Only the lines from the one containing "What seaborn and" through the one containing "linewidth=0.6, ax=ax, zorder=4)" should be duplicated, exactly as they appear. Pictures are to be left out.

## Begin Listing

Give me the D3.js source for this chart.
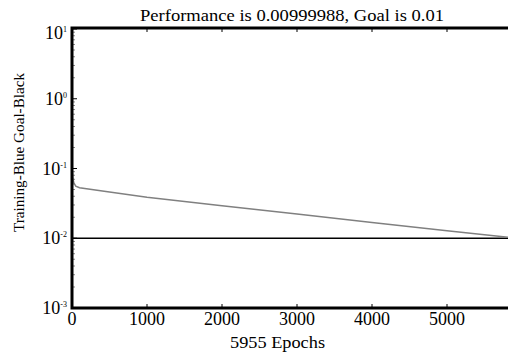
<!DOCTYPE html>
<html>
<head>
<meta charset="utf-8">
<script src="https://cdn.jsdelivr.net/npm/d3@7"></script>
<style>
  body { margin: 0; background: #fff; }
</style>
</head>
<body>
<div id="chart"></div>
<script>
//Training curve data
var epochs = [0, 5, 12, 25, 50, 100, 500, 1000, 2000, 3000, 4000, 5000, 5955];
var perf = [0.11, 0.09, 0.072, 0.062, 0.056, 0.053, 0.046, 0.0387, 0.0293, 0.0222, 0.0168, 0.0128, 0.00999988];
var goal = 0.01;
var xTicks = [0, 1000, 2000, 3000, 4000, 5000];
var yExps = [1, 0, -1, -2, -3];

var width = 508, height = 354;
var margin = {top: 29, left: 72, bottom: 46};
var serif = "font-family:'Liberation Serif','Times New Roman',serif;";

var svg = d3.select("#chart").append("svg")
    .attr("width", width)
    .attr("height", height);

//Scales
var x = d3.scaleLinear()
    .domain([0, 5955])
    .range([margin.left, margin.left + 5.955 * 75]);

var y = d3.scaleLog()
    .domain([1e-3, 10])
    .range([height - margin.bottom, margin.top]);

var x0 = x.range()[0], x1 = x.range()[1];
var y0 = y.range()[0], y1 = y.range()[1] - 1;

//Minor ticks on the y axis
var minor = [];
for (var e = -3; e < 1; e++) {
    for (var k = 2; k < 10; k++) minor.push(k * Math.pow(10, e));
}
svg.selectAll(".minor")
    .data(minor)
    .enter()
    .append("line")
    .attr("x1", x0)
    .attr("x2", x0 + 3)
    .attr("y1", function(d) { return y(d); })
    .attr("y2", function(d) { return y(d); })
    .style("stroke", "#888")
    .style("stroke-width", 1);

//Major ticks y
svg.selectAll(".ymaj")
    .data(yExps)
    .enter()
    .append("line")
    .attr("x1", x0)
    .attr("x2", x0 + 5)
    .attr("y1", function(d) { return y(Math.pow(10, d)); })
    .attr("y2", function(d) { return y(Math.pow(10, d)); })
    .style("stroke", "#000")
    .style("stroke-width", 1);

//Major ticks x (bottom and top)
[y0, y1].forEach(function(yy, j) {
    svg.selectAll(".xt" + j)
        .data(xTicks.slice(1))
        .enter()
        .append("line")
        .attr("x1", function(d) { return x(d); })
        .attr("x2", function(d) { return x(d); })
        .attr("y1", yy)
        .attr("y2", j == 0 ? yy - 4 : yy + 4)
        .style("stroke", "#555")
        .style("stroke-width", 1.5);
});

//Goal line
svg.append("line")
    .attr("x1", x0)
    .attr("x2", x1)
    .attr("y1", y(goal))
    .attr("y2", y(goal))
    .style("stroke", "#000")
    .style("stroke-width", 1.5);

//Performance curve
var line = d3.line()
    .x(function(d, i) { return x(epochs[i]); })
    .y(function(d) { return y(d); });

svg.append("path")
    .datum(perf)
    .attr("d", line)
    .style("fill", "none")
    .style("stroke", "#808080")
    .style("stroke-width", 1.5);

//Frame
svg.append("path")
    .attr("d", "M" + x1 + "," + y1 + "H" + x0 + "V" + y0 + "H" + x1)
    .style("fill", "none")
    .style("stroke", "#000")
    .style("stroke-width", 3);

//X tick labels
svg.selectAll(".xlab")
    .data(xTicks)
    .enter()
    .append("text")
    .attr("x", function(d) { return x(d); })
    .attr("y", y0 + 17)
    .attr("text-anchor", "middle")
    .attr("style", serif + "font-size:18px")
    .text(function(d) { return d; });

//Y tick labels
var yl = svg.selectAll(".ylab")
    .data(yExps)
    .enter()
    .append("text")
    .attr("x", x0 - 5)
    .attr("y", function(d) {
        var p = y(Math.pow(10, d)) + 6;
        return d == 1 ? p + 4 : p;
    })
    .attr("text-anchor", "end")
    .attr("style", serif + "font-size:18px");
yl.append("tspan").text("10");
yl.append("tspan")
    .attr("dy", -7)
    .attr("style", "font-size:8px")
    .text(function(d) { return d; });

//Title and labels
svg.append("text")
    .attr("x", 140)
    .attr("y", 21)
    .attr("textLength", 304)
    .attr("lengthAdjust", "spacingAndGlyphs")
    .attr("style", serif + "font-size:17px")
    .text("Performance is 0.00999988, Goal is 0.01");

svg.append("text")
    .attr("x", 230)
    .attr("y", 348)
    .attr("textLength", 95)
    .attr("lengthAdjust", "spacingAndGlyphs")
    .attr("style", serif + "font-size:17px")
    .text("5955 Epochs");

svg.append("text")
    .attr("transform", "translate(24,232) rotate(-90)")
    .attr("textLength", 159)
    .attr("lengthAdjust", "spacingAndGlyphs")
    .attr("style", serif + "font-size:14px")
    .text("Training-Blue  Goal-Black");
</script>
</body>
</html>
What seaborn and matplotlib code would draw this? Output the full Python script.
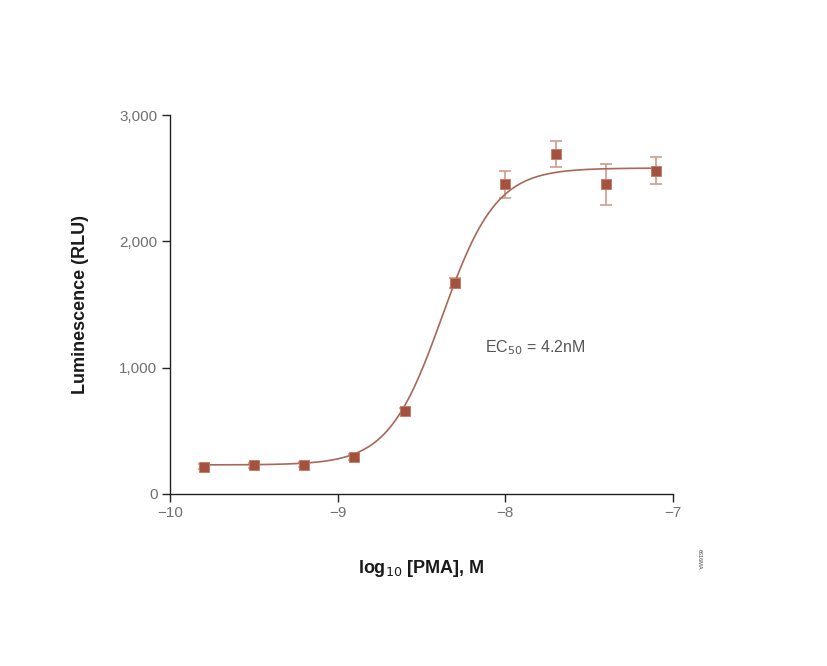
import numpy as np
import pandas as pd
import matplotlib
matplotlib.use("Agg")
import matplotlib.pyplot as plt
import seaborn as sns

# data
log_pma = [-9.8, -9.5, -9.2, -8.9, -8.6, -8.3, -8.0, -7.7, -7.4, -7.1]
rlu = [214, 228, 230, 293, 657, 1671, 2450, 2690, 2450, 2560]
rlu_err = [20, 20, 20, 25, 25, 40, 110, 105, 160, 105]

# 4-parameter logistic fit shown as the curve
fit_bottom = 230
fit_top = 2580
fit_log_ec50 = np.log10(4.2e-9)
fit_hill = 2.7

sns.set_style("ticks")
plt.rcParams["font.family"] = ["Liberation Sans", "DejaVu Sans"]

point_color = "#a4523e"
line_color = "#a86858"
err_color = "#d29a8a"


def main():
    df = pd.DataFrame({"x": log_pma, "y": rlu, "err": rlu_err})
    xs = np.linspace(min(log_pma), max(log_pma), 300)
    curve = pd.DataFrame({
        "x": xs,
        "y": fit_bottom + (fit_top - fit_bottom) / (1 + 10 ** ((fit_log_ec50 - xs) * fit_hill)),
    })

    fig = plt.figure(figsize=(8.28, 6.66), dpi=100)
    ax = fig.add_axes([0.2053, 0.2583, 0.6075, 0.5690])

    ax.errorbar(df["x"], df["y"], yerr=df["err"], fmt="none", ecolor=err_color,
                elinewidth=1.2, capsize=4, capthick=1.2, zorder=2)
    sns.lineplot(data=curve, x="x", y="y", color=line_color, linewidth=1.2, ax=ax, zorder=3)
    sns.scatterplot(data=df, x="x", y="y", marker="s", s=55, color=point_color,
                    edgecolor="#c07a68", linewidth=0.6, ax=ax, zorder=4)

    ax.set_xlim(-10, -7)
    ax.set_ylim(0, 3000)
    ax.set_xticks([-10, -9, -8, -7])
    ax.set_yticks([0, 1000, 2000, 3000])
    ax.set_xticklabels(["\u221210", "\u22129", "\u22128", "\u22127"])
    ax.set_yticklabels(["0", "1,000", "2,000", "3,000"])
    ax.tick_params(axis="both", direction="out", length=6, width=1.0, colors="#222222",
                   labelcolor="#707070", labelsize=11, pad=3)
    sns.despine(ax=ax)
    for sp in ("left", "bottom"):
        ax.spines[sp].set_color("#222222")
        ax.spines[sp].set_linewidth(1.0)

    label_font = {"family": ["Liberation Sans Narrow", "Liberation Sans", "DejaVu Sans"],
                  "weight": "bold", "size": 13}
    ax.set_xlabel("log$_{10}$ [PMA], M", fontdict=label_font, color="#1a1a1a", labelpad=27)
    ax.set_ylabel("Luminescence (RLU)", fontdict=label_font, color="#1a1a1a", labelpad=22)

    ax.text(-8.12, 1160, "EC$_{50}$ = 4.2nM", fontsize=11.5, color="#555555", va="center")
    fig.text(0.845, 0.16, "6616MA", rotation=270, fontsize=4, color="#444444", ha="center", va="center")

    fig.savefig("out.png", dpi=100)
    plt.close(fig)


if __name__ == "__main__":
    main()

## End Listing

## Final answer
What seaborn and matplotlib code would draw this? Output the full Python script.
import numpy as np
import pandas as pd
import matplotlib
matplotlib.use("Agg")
import matplotlib.pyplot as plt
import seaborn as sns

# data
log_pma = [-9.8, -9.5, -9.2, -8.9, -8.6, -8.3, -8.0, -7.7, -7.4, -7.1]
rlu = [214, 228, 230, 293, 657, 1671, 2450, 2690, 2450, 2560]
rlu_err = [20, 20, 20, 25, 25, 40, 110, 105, 160, 105]

# 4-parameter logistic fit shown as the curve
fit_bottom = 230
fit_top = 2580
fit_log_ec50 = np.log10(4.2e-9)
fit_hill = 2.7

sns.set_style("ticks")
plt.rcParams["font.family"] = ["Liberation Sans", "DejaVu Sans"]

point_color = "#a4523e"
line_color = "#a86858"
err_color = "#d29a8a"


def main():
    df = pd.DataFrame({"x": log_pma, "y": rlu, "err": rlu_err})
    xs = np.linspace(min(log_pma), max(log_pma), 300)
    curve = pd.DataFrame({
        "x": xs,
        "y": fit_bottom + (fit_top - fit_bottom) / (1 + 10 ** ((fit_log_ec50 - xs) * fit_hill)),
    })

    fig = plt.figure(figsize=(8.28, 6.66), dpi=100)
    ax = fig.add_axes([0.2053, 0.2583, 0.6075, 0.5690])

    ax.errorbar(df["x"], df["y"], yerr=df["err"], fmt="none", ecolor=err_color,
                elinewidth=1.2, capsize=4, capthick=1.2, zorder=2)
    sns.lineplot(data=curve, x="x", y="y", color=line_color, linewidth=1.2, ax=ax, zorder=3)
    sns.scatterplot(data=df, x="x", y="y", marker="s", s=55, color=point_color,
                    edgecolor="#c07a68", linewidth=0.6, ax=ax, zorder=4)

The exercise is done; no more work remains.